Log data density is -490.260552.
prior mean post. mean 90% HPD interval prior pstdev
epsilon 0.900 0.9000 0.9000 0.9000 beta 0.0250
alphaP 0.500 0.5061 0.4736 0.5366 beta 0.0500
kappaK 1.000 0.8178 0.7815 0.8566 gamm 0.1000
kappaB 1.000 1.1786 1.1132 1.2601 gamm 0.1000

The epsilon is the external habit persistence parameter, as in Iacoviello and Neri (2010)'s households. I tried another calibrated value (and estimation prior) but the posterior mean is still exactly the same as its prior.

Log data density is -317.192177.
prior mean post. mean 90% HPD interval prior pstdev
epsilon 0.800 0.8000 0.8000 0.8000 beta 0.0250
alphaP 0.500 0.5522 0.5454 0.5569 beta 0.0500
kappaK 1.000 0.6587 0.5864 0.7302 gamm 0.1000
kappaB 1.000 1.2153 1.1510 1.2805 gamm 0.1000

The stoch_simul version works well and I use estimated_params_init(use_calibration). Why could this happen? Thanks in advance.

You should investigate the mode_check and prior-posterior plots.

Thanks for your reply, dear professor. I used nodisplay in stoch_simul block and it also worked in estimation blok, thus I didn’t see the plots directly last time. And now I post my figs here. Big red dots appear everywhere expect for the chosen prior value. I know Big red dots indicate parameter values for which the model could not be solved due to e.g. violations of the Blanchard-Kahn conditions in your Introduction-to-Dynare-Graphs handouts. Since stoch_simul works well and its irfs look quite normal, I think there is no BK condition problem. I wonder how could this happen?

priors&posteriors fig-Epsilon

It seems you are hardcoding your steady state values instead of adjusting the steady state when the parameters change. That should explain the red dots for Epsilon.

Thanks for the reply, professor. That really sounds like the problem. I use the steady-state-value-targeted strategy and calibrate some steady-state-ratio relationships instead of parameters. I used to be a little confused because I thought it wouldn’t happen to parameters like external habit persistence.

And one more question, is it acceptable if I have 8 shocks but only 4 observables in the estimation? I mean if this will be argued since I quit the chance of adding more information from data. More observables always cause a log density of -inf and I can only delete some because there is always potential linear relationships that I can hardly find when adding a new observable.
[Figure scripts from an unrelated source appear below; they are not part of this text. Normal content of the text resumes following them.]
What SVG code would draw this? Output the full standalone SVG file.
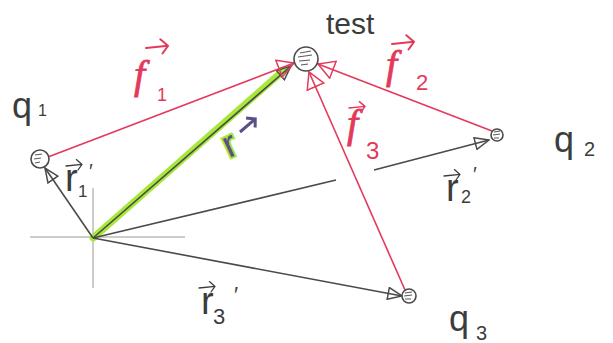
<svg xmlns="http://www.w3.org/2000/svg" width="613" height="343" viewBox="0 0 613 343">
<style>
.ax{stroke:#9a9a9a;stroke-width:1;fill:none}
.vec{stroke:#4a4a4a;stroke-width:1.6;fill:none}
.red{stroke:#e3395b;stroke-width:1.6;fill:none}
.chg{stroke:#4a4a4a;stroke-width:1.6;fill:#fff}
.scr{stroke:#5a5a5a;stroke-width:1.2;fill:none}
.lbl{font-family:"Liberation Sans",Arial,sans-serif;fill:#3c3c3c}
.rl{font-family:"Liberation Sans",Arial,sans-serif;fill:#e3395b}
.fl{font-family:"Liberation Serif","Times New Roman",serif;font-style:italic;fill:#e3395b;stroke:#e3395b;stroke-width:0.8}
.accG{stroke:#3c3c3c;stroke-width:1.6;fill:none;stroke-linecap:round;stroke-linejoin:round}
.accR{stroke:#e3395b;stroke-width:1.8;fill:none;stroke-linecap:round;stroke-linejoin:round}
</style>
<defs>
<marker id="hg" viewBox="0 0 16 14" refX="15" refY="7" markerWidth="16" markerHeight="14" markerUnits="userSpaceOnUse" orient="auto">
<path d="M1,1 L15,7 L1,13 Z" fill="none" stroke="#4a4a4a" stroke-width="1.5"/>
</marker>
<marker id="hr" viewBox="0 0 18 20" refX="17" refY="10" markerWidth="18" markerHeight="20" markerUnits="userSpaceOnUse" orient="auto">
<path d="M1,1 L17,10 L1,19 Z" fill="none" stroke="#e3395b" stroke-width="1.5"/>
</marker>
<path id="acc" d="M0,0 L20,-2 M13,-8 L20,-2 L15,5"/>
</defs>

<g id="axes">
<line class="ax" x1="30" y1="237" x2="185" y2="237"/>
<line class="ax" x1="93" y1="188" x2="93" y2="288"/>
</g>

<g id="connectors">
<line x1="93" y1="238" x2="284" y2="70" stroke="#a7e83a" stroke-width="7" stroke-linecap="round"/>
<line class="vec" x1="93" y1="238" x2="291" y2="66" marker-end="url(#hg)"/>
<line class="vec" x1="93" y1="238" x2="45" y2="168" marker-end="url(#hg)"/>
<line class="vec" x1="93" y1="238" x2="336" y2="180"/>
<line class="vec" x1="374" y1="170" x2="489" y2="140" marker-end="url(#hg)"/>
<line class="vec" x1="93" y1="238" x2="402" y2="296" marker-end="url(#hg)"/>
<line class="red" x1="48" y1="157" x2="294" y2="63" marker-end="url(#hr)"/>
<line class="red" x1="492" y1="131" x2="318" y2="64" marker-end="url(#hr)"/>
<line class="red" x1="405" y1="290" x2="309" y2="72" marker-end="url(#hr)"/>
</g>

<g id="q1">
<circle class="chg" cx="40" cy="159" r="9"/>
<path class="scr" d="M35,155 L42,154 M34,159 L41,158 M35,163 L40,162"/>
<text class="lbl" x="12" y="118" font-size="36">q</text>
<text class="lbl" x="38" y="116" font-size="16">1</text>
</g>

<g id="test">
<circle class="chg" cx="306" cy="59" r="12"/>
<path class="scr" d="M300,53 L311,51 M298,57 L312,55 M299,61 L310,60 M301,65 L308,64"/>
<text class="lbl" x="326" y="34" font-size="30">test</text>
</g>

<g id="q2">
<circle class="chg" cx="497" cy="135" r="6"/>
<path class="scr" d="M494,132 L500,131 M493,135 L500,134 M494,138 L499,138"/>
<text class="lbl" x="554" y="152" font-size="36">q</text>
<text class="lbl" x="584" y="156" font-size="20">2</text>
</g>

<g id="q3">
<circle class="chg" cx="409" cy="296" r="7"/>
<path class="scr" d="M405,293 L412,292 M404,296 L412,295 M405,299 L411,299"/>
<text class="lbl" x="449" y="331" font-size="36">q</text>
<text class="lbl" x="476" y="340" font-size="20">3</text>
</g>

<g id="label-r">
<text x="224" y="154" font-size="38" font-family="Liberation Sans, Arial, sans-serif" fill="#5b4f86" stroke="#a7e83a" stroke-width="4" paint-order="stroke" transform="rotate(-25 236 145)">r</text>
<use href="#acc" stroke="#5b4f86" stroke-width="3" fill="none" transform="translate(240,132) rotate(-35)"/>
</g>

<g id="label-r1">
<use href="#acc" class="accG" transform="translate(66,166) scale(0.8)"/>
<text class="lbl" x="65" y="191" font-size="38">r</text>
<text class="lbl" x="78" y="197" font-size="17">1</text>
<text class="lbl" x="89" y="178" font-size="20">′</text>
</g>

<g id="label-r2">
<use href="#acc" class="accG" transform="translate(444,176) scale(0.8)"/>
<text class="lbl" x="446" y="201" font-size="38">r</text>
<text class="lbl" x="461" y="203" font-size="18">2</text>
<text class="lbl" x="473" y="181" font-size="20">′</text>
</g>

<g id="label-r3">
<use href="#acc" class="accG" transform="translate(199,288) scale(0.8)"/>
<text class="lbl" x="201" y="314" font-size="38">r</text>
<text class="lbl" x="213" y="324" font-size="22">3</text>
<text class="lbl" x="234" y="302" font-size="22">′</text>
</g>

<g id="label-f1">
<use href="#acc" class="accR" transform="translate(146,48) scale(1.1)"/>
<text class="fl" x="134" y="88" font-size="40">f</text>
<text class="rl" x="157" y="101" font-size="18">1</text>
</g>

<g id="label-f2">
<use href="#acc" class="accR" transform="translate(392,44) scale(1.1)"/>
<text class="fl" x="386" y="78" font-size="40">f</text>
<text class="rl" x="416" y="90" font-size="22">2</text>
</g>

<g id="label-f3">
<use href="#acc" class="accR" transform="translate(349,108) scale(0.8)"/>
<text class="fl" x="347" y="137" font-size="40">f</text>
<text class="rl" x="366" y="159" font-size="24">3</text>
</g>
</svg>
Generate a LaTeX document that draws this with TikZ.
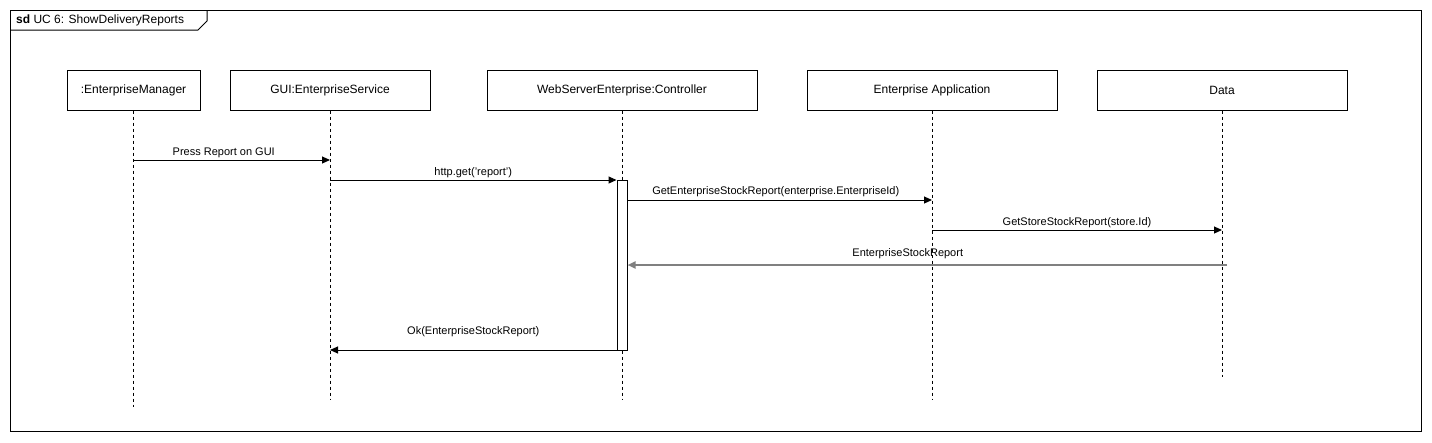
\documentclass[tikz,border=0pt]{standalone}
\usepackage{fontspec}
\setmainfont{Liberation Sans}
\usetikzlibrary{arrows.meta}
\definecolor{replygray}{HTML}{808080}

\begin{document}
\begin{tikzpicture}[x=1pt,y=-1pt]
\tikzset{
  umltext/.style={font=\fontsize{11}{13}\selectfont},
  boxtext/.style={font=\fontsize{12}{14}\selectfont},
  lifebox/.style={boxtext,rectangle,draw=black,line width=1pt,minimum width=#1,minimum height=40pt,inner sep=0pt},
  lifeline/.style={draw=black,line width=0.8pt,dash pattern=on 3pt off 3pt},
  activation/.style={rectangle,draw=black,fill=white,line width=1pt,minimum width=10pt,minimum height=170pt,inner sep=0pt},
  msg/.style={draw=black,line width=1pt,-{Triangle[length=8pt,width=7pt]}},
  reply/.style={draw=replygray,line width=2pt,-{Triangle[length=8pt,width=7pt]}},
  msglabel/.style={umltext,anchor=base,inner sep=0pt}
}
\useasboundingbox (0,0) rectangle (1432,442);
% frame
\draw[line width=1pt] (10,10) rectangle (1421,431);
\draw[line width=1pt] (10,30) -- (198,30) -- (207,21) -- (207,10);
\node[boxtext,anchor=west,inner sep=0pt] (title) at (16,20) {\textbf{sd} UC 6: ShowDeliveryReports};
% lifelines
\node[lifebox=133pt] (mgr) at (133.5,90) {:EnterpriseManager};
\node[lifebox=200pt] (gui) at (330,90) {GUI:EnterpriseService};
\node[lifebox=270pt] (ctrl) at (622,90) {WebServerEnterprise:Controller};
\node[lifebox=250pt] (app) at (932,90) {Enterprise Application};
\node[lifebox=250pt] (data) at (1222,90) {Data};
\coordinate (mgr_end) at (133.5,407);
\coordinate (gui_end) at (330,400);
\coordinate (ctrl_end) at (622,400);
\coordinate (app_end) at (932,400);
\coordinate (data_end) at (1222,377);
\draw[lifeline] (mgr) -- (mgr_end);
\draw[lifeline] (gui) -- (gui_end);
\draw[lifeline] (ctrl) -- (ctrl_end);
\draw[lifeline] (app) -- (app_end);
\draw[lifeline] (data) -- (data_end);
\node[activation] (act) at (622,265) {};
% message rows
\coordinate (r1) at (0,160);
\coordinate (r2) at (0,180);
\coordinate (r3) at (0,200);
\coordinate (r4) at (0,230);
\coordinate (r5) at (0,265);
\coordinate (r6) at (0,350);
\draw[msg] (mgr |- r1) -- (gui |- r1) node[midway,msglabel,yshift=5pt,xshift=-8pt] {Press Report on GUI};
\draw[msg] (gui |- r2) -- (act.west |- r2) node[midway,msglabel,yshift=5pt] {http.get('report')};
\draw[msg] (act.east |- r3) -- (app |- r3) node[midway,msglabel,yshift=6pt,xshift=-4pt] {GetEnterpriseStockReport(enterprise.EnterpriseId)};
\draw[msg] (app |- r4) -- (data |- r4) node[midway,msglabel,yshift=5pt] {GetStoreStockReport(store.Id)};
\draw[reply,shorten <=-5pt] (data |- r5) -- (act.east |- r5) node[midway,msglabel,yshift=9pt,xshift=-17pt] {EnterpriseStockReport};
\draw[msg] (act.west |- r6) -- (gui |- r6) node[midway,msglabel,yshift=16pt] {Ok(EnterpriseStockReport)};
\end{tikzpicture}
\end{document}
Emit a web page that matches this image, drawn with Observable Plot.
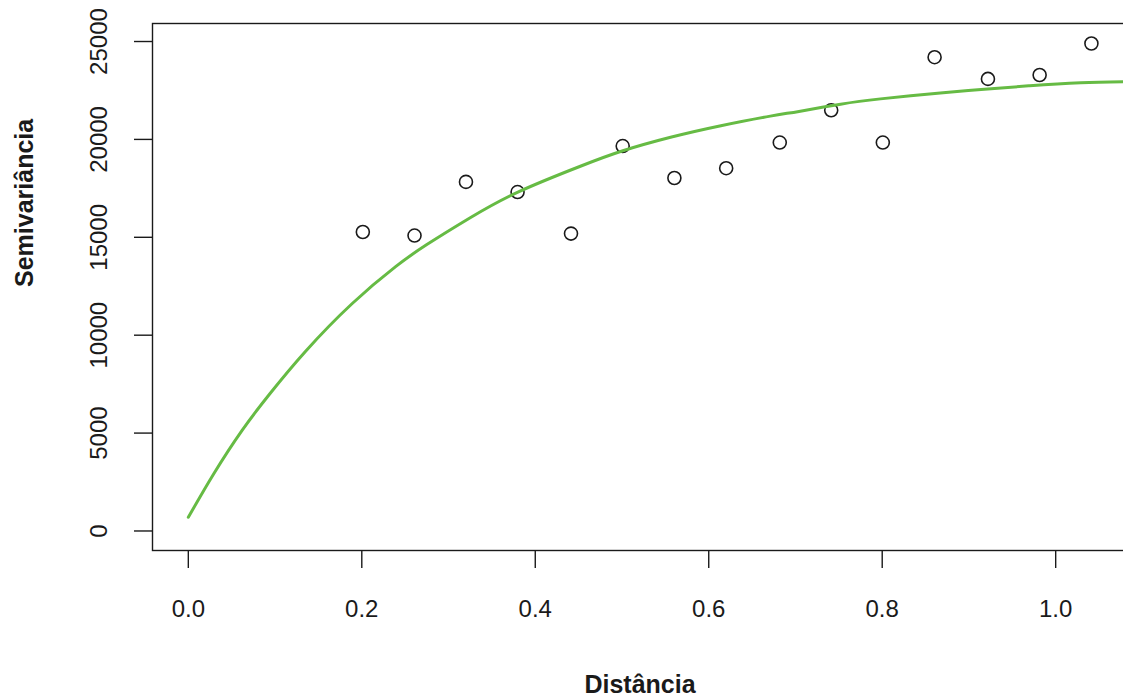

  1. The habit parameter will affect steady state consumption, so that is not harmless.
  2. Technically, having more shocks than observables is feasible. But dropping observables due to fixable issues is not a good reason. Stochastic singularity would be an exception, because then the observable does not add any new information.

I think now I’ve caught the point on this issue. Thank you so much professor, your reply is helpful as usual.